> [Data section]
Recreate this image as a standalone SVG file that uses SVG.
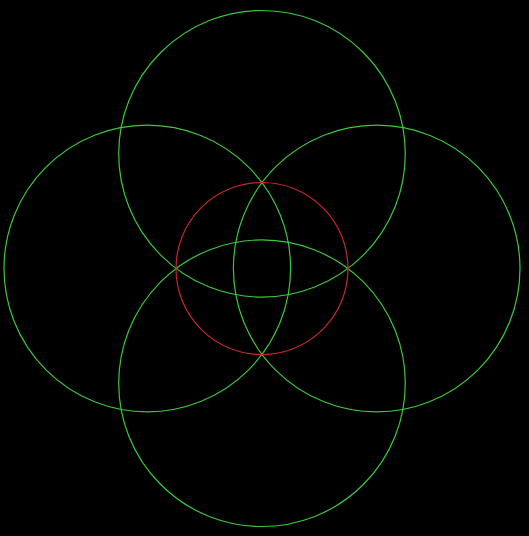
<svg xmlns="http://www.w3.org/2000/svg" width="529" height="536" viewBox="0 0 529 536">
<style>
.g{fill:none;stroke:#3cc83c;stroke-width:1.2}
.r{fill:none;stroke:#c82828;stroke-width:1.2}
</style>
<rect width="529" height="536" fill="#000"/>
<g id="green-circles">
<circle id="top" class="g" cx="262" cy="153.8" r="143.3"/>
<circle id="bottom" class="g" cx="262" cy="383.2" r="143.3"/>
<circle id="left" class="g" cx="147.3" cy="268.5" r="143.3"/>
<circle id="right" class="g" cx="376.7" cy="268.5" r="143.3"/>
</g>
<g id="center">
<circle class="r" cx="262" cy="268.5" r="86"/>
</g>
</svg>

> [What to do]
Your copy of the data should match it exactly, except that pictures are left out.

> [Exercise result]
Recreate this image as a standalone SVG file that uses SVG.
<svg xmlns="http://www.w3.org/2000/svg" width="529" height="536" viewBox="0 0 529 536">
<style>
.g{fill:none;stroke:#3cc83c;stroke-width:1.2}
.r{fill:none;stroke:#c82828;stroke-width:1.2}
</style>
<rect width="529" height="536" fill="#000"/>
<g id="green-circles">
<circle id="top" class="g" cx="262" cy="153.8" r="143.3"/>
<circle id="bottom" class="g" cx="262" cy="383.2" r="143.3"/>
<circle id="left" class="g" cx="147.3" cy="268.5" r="143.3"/>
<circle id="right" class="g" cx="376.7" cy="268.5" r="143.3"/>
</g>
<g id="center">
<circle class="r" cx="262" cy="268.5" r="86"/>
</g>
</svg>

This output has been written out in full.